Exercise goal:
From the first line of the data below through the line holding "from matplotlib.ticker import MultipleLocator", output each line exactly and leave the pictures out.

- - - - - - -

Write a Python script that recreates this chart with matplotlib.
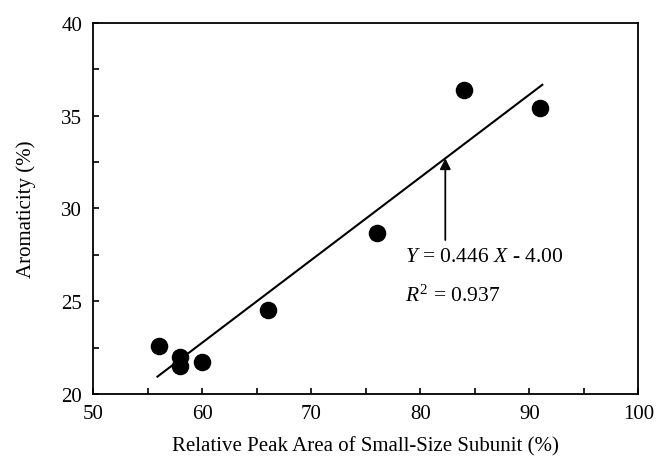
import numpy as np
from matplotlib import pyplot as plt
from matplotlib.ticker import MultipleLocator

plt.rcParams['font.family'] = ['Liberation Serif', 'DejaVu Serif']
plt.rcParams['mathtext.fontset'] = 'custom'
plt.rcParams['mathtext.rm'] = 'Liberation Serif'
plt.rcParams['mathtext.it'] = 'Liberation Serif:italic'

# data
peak_area = [56, 58, 58, 60, 66, 76, 84, 91]
aromaticity = [22.6, 22.0, 21.5, 21.7, 24.5, 28.7, 36.4, 35.4]
slope = 0.446
intercept = -4.00
r2 = 0.937
fit_range = [55.9, 91.2]
arrow_x = 82.3

fig = plt.figure(figsize=(6.56, 4.64), dpi=100)
ax = fig.add_axes([0.142, 0.149, 0.831, 0.799])

ax.scatter(peak_area, aromaticity, s=135, color='black', zorder=3)

x_fit = np.array(fit_range)
ax.plot(x_fit, slope * x_fit + intercept, color='black', linewidth=1.5)

tip_y = slope * arrow_x + intercept
ax.annotate('', xy=(arrow_x, tip_y), xytext=(arrow_x, 28.3),
            arrowprops=dict(arrowstyle='-|>', color='black', lw=1.3,
                            mutation_scale=16, shrinkA=0, shrinkB=0))

ax.text(78.6, 27.4, r'$Y$ = %.3f $X$ - %.2f' % (slope, -intercept),
        fontsize=15.5, va='center', ha='left')
ax.text(78.6, 25.3, r'$R^2$ = %.3f' % r2, fontsize=15.5, va='center', ha='left')

ax.set_xlim(50, 100)
ax.set_ylim(20, 40)
ax.xaxis.set_major_locator(MultipleLocator(10))
ax.xaxis.set_minor_locator(MultipleLocator(5))
ax.yaxis.set_major_locator(MultipleLocator(5))
ax.yaxis.set_minor_locator(MultipleLocator(2.5))
ax.tick_params(which='both', direction='in', length=4, width=1.2,
               labelsize=15, top=False, right=False)
ax.tick_params(axis='x', pad=7)
ax.tick_params(axis='y', pad=8)
for sp in ax.spines.values():
    sp.set_linewidth(1.3)

ax.set_xlabel('Relative Peak Area of Small-Size Subunit (%)', fontsize=15, labelpad=10)
ax.set_ylabel('Aromaticity (%)', fontsize=15, labelpad=18)

fig.savefig('out.png', dpi=100)
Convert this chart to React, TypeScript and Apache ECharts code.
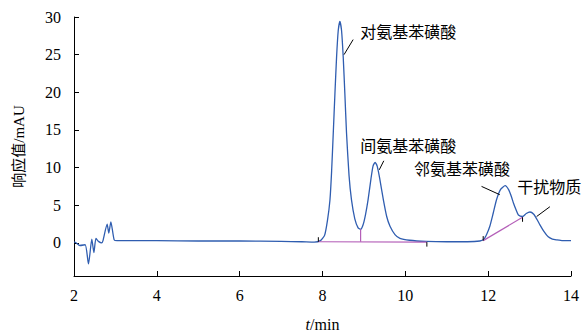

- - - - - - -

Reply to the exercise:
Write a Python script that recreates this chart with matplotlib.
import numpy as np
from matplotlib import pyplot as plt
from matplotlib.ticker import MultipleLocator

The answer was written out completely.